Dans ce dernier cas, par conséquent, le prêtre n'est qu'un conseiller ; il vous a donné des directions sur les moyens d'être absous , mais il ne vous absout point. Si donc on tient à lui laisser quelque chose et à le supposer exerçant une autorité réelle,-- force est d'en revenir à la première alternative, c'est-à-dire de lui laisser trop, beaucoup trop, énormément trop ; force est d'admettre qu'une fois absous au confessionnal, le plus scélérat des hommes est absous dans le ciel.

Si le, pouvoir du prêtre ne va pas jusque-là, si l'absolution est conditionnelle, l'absolution ne garantit rien, ne donne rien, n'est rien.

C. Mais elle a beau n'être rien devant le bon sens et l'Évangile ; elle sera malheureusement toujours beaucoup aux yeux de qui veut y croire et a besoin d'y croire.
Toujours le pécheur sera heureux qu'on lui offre un moyen prompt et facile de se débarrasser de ses péchés, de pécher à nouveau sans s'inquiéter de l'arriéré il se gardera bien de contester au confesseur un pouvoir dont il serait si fâché que le confesseur n'usât pas. Aussi, dans les pays véritablement catholiques, aucune borne à la confiance qu'ont les gens en ce prétendu pouvoir. Les moins croyants y croient; on y croit même d'autant mieux qu'on est plus loin d'avoir assez de foi pour s'élever à la repentance véritable, et, réciproquement, plus on y croit, moins on songe à se repentir, à s'amender, à rentrer en grâce auprès de Dieu par le chemin tracé dans l'Evangile.

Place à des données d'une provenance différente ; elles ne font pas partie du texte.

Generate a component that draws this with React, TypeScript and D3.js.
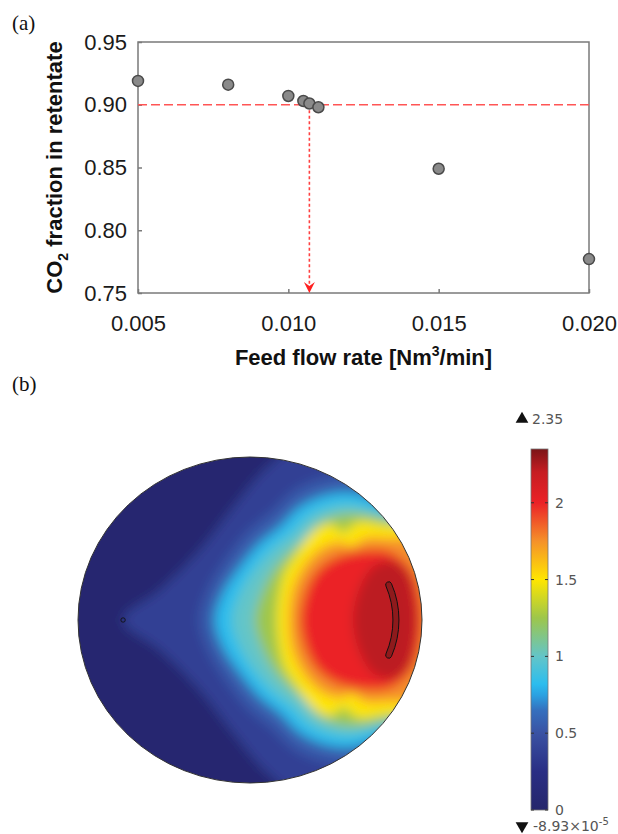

120 . Verset 50. Et Jésus dit à la femme Ta foi t'a sauvée; va en paix.

Nous avons vu (note 43) la foi posée comme seule condition de l'exaucement des prières; la voici comme seule condition du pardon, du salut.
La foi de cette femme s'est traduite en actes visibles; mais ces actes n'ont eu d'autre valeur que celle que leur donnait la foi, et c'est pour cela que Jésus déclare accorder à la foi seule le pardon qu'il vient de prononcer.

Le parfum qu'elle a versé sur ses pieds aurait pu n'être que le vain luxe d'une piété prétentieuse; il aurait aussi pu se faire qu'elle s'imaginât payer son pardon par cette offrande. Jésus loue donc en elle le principe, non les effets visibles, qui, en soi, ne prouveraient rien. Ta foi t'a sauvée, lui dit-il ; et ce mot est une leçon pour tous les siècles.